→ **THE TASK**: All of the lines below are to be transcribed faithfully, with pictures excluded from the copy.

→ **GIVEN INFORMATION**:
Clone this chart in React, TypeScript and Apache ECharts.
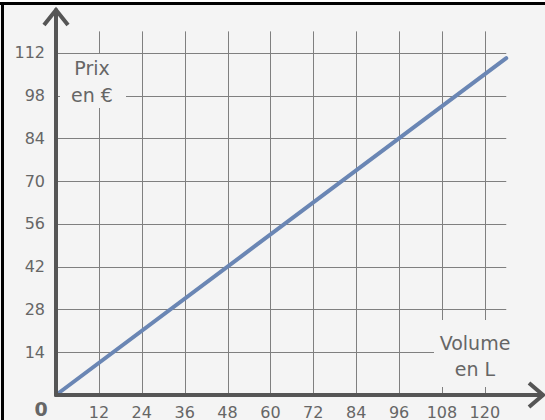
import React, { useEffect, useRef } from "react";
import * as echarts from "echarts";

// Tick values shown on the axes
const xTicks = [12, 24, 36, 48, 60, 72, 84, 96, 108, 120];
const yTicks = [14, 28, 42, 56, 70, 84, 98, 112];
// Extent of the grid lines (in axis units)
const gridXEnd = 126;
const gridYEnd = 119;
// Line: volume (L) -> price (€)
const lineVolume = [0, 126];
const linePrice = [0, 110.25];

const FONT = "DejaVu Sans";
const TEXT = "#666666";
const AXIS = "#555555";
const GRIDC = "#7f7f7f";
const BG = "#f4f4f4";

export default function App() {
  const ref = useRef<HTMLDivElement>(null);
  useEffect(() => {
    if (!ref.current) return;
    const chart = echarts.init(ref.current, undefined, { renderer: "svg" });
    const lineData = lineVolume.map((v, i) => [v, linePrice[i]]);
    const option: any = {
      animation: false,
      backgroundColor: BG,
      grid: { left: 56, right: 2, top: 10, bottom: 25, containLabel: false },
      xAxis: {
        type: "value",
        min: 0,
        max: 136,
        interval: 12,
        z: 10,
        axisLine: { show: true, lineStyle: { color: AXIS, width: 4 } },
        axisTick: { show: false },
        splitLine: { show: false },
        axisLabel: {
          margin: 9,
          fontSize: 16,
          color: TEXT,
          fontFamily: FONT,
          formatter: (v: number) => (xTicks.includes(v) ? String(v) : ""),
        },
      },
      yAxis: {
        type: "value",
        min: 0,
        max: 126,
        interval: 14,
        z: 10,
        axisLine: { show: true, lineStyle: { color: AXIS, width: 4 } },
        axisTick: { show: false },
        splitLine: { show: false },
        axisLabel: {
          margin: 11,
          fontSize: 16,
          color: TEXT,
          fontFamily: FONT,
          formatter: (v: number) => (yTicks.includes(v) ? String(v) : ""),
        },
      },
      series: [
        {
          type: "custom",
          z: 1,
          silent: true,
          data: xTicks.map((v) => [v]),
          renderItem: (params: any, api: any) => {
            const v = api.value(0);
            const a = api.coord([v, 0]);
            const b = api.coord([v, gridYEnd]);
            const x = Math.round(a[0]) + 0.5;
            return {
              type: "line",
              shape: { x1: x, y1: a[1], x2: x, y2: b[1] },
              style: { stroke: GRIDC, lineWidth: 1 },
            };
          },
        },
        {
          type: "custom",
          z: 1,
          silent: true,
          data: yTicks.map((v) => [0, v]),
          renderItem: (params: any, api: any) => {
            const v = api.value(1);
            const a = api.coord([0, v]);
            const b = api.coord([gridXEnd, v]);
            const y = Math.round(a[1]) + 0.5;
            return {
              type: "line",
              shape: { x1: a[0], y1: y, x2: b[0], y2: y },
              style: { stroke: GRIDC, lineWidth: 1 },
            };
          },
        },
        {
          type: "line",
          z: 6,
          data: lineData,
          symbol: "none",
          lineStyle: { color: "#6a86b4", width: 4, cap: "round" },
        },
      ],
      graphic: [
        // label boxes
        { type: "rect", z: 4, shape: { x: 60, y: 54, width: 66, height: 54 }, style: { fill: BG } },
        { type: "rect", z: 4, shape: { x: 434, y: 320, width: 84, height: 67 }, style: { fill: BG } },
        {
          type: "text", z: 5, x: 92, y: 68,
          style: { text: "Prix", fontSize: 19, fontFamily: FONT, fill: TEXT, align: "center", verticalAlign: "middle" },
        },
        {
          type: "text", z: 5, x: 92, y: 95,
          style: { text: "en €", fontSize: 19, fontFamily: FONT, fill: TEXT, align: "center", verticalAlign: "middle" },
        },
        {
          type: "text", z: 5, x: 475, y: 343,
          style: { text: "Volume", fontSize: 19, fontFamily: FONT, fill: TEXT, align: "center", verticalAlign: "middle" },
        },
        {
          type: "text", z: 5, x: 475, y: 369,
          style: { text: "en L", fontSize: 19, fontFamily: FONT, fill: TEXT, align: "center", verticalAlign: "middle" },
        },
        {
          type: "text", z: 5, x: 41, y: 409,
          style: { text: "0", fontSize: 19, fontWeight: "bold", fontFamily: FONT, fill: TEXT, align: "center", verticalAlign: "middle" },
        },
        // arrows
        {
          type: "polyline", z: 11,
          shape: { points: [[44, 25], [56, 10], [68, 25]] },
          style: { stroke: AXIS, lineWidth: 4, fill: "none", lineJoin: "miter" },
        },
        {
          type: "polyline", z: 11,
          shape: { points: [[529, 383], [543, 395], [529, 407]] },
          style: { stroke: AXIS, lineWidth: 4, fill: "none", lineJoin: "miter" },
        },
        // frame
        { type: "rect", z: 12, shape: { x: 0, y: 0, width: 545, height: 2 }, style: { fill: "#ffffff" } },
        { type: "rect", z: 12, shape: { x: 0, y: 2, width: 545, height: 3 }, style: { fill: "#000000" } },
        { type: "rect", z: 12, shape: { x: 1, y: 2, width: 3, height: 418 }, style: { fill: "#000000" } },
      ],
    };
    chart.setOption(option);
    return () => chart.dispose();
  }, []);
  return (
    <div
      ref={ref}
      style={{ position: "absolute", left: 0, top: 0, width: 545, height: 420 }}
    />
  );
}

→ **WORKED SOLUTION**:
Clone this chart in React, TypeScript and Apache ECharts.
import React, { useEffect, useRef } from "react";
import * as echarts from "echarts";

// Tick values shown on the axes
const xTicks = [12, 24, 36, 48, 60, 72, 84, 96, 108, 120];
const yTicks = [14, 28, 42, 56, 70, 84, 98, 112];
// Extent of the grid lines (in axis units)
const gridXEnd = 126;
const gridYEnd = 119;
// Line: volume (L) -> price (€)
const lineVolume = [0, 126];
const linePrice = [0, 110.25];

const FONT = "DejaVu Sans";
const TEXT = "#666666";
const AXIS = "#555555";
const GRIDC = "#7f7f7f";
const BG = "#f4f4f4";

export default function App() {
  const ref = useRef<HTMLDivElement>(null);
  useEffect(() => {
    if (!ref.current) return;
    const chart = echarts.init(ref.current, undefined, { renderer: "svg" });
    const lineData = lineVolume.map((v, i) => [v, linePrice[i]]);
    const option: any = {
      animation: false,
      backgroundColor: BG,
      grid: { left: 56, right: 2, top: 10, bottom: 25, containLabel: false },
      xAxis: {
        type: "value",
        min: 0,
        max: 136,
        interval: 12,
        z: 10,
        axisLine: { show: true, lineStyle: { color: AXIS, width: 4 } },
        axisTick: { show: false },
        splitLine: { show: false },
        axisLabel: {
          margin: 9,
          fontSize: 16,
          color: TEXT,
          fontFamily: FONT,
          formatter: (v: number) => (xTicks.includes(v) ? String(v) : ""),
        },
      },
      yAxis: {
        type: "value",
        min: 0,
        max: 126,
        interval: 14,
        z: 10,
        axisLine: { show: true, lineStyle: { color: AXIS, width: 4 } },
        axisTick: { show: false },
        splitLine: { show: false },
        axisLabel: {
          margin: 11,
          fontSize: 16,
          color: TEXT,
          fontFamily: FONT,
          formatter: (v: number) => (yTicks.includes(v) ? String(v) : ""),
        },
      },
      series: [
        {
          type: "custom",
          z: 1,
          silent: true,
          data: xTicks.map((v) => [v]),
          renderItem: (params: any, api: any) => {
            const v = api.value(0);
            const a = api.coord([v, 0]);
            const b = api.coord([v, gridYEnd]);
            const x = Math.round(a[0]) + 0.5;
            return {
              type: "line",
              shape: { x1: x, y1: a[1], x2: x, y2: b[1] },
              style: { stroke: GRIDC, lineWidth: 1 },
            };
          },
        },
        {
          type: "custom",
          z: 1,
          silent: true,
          data: yTicks.map((v) => [0, v]),
          renderItem: (params: any, api: any) => {
            const v = api.value(1);
            const a = api.coord([0, v]);
            const b = api.coord([gridXEnd, v]);
            const y = Math.round(a[1]) + 0.5;
            return {
              type: "line",
              shape: { x1: a[0], y1: y, x2: b[0], y2: y },
              style: { stroke: GRIDC, lineWidth: 1 },
            };
          },
        },
        {
          type: "line",
          z: 6,
          data: lineData,
          symbol: "none",
          lineStyle: { color: "#6a86b4", width: 4, cap: "round" },
        },
      ],
      graphic: [
        // label boxes
        { type: "rect", z: 4, shape: { x: 60, y: 54, width: 66, height: 54 }, style: { fill: BG } },
        { type: "rect", z: 4, shape: { x: 434, y: 320, width: 84, height: 67 }, style: { fill: BG } },
        {
          type: "text", z: 5, x: 92, y: 68,
          style: { text: "Prix", fontSize: 19, fontFamily: FONT, fill: TEXT, align: "center", verticalAlign: "middle" },
        },
        {
          type: "text", z: 5, x: 92, y: 95,
          style: { text: "en €", fontSize: 19, fontFamily: FONT, fill: TEXT, align: "center", verticalAlign: "middle" },
        },
        {
          type: "text", z: 5, x: 475, y: 343,
          style: { text: "Volume", fontSize: 19, fontFamily: FONT, fill: TEXT, align: "center", verticalAlign: "middle" },
        },
        {
          type: "text", z: 5, x: 475, y: 369,
          style: { text: "en L", fontSize: 19, fontFamily: FONT, fill: TEXT, align: "center", verticalAlign: "middle" },
        },
        {
          type: "text", z: 5, x: 41, y: 409,
          style: { text: "0", fontSize: 19, fontWeight: "bold", fontFamily: FONT, fill: TEXT, align: "center", verticalAlign: "middle" },
        },
        // arrows
        {
          type: "polyline", z: 11,
          shape: { points: [[44, 25], [56, 10], [68, 25]] },
          style: { stroke: AXIS, lineWidth: 4, fill: "none", lineJoin: "miter" },
        },
        {
          type: "polyline", z: 11,
          shape: { points: [[529, 383], [543, 395], [529, 407]] },
          style: { stroke: AXIS, lineWidth: 4, fill: "none", lineJoin: "miter" },
        },
        // frame
        { type: "rect", z: 12, shape: { x: 0, y: 0, width: 545, height: 2 }, style: { fill: "#ffffff" } },
        { type: "rect", z: 12, shape: { x: 0, y: 2, width: 545, height: 3 }, style: { fill: "#000000" } },
        { type: "rect", z: 12, shape: { x: 1, y: 2, width: 3, height: 418 }, style: { fill: "#000000" } },
      ],
    };
    chart.setOption(option);
    return () => chart.dispose();
  }, []);
  return (
    <div
      ref={ref}
      style={{ position: "absolute", left: 0, top: 0, width: 545, height: 420 }}
    />
  );
}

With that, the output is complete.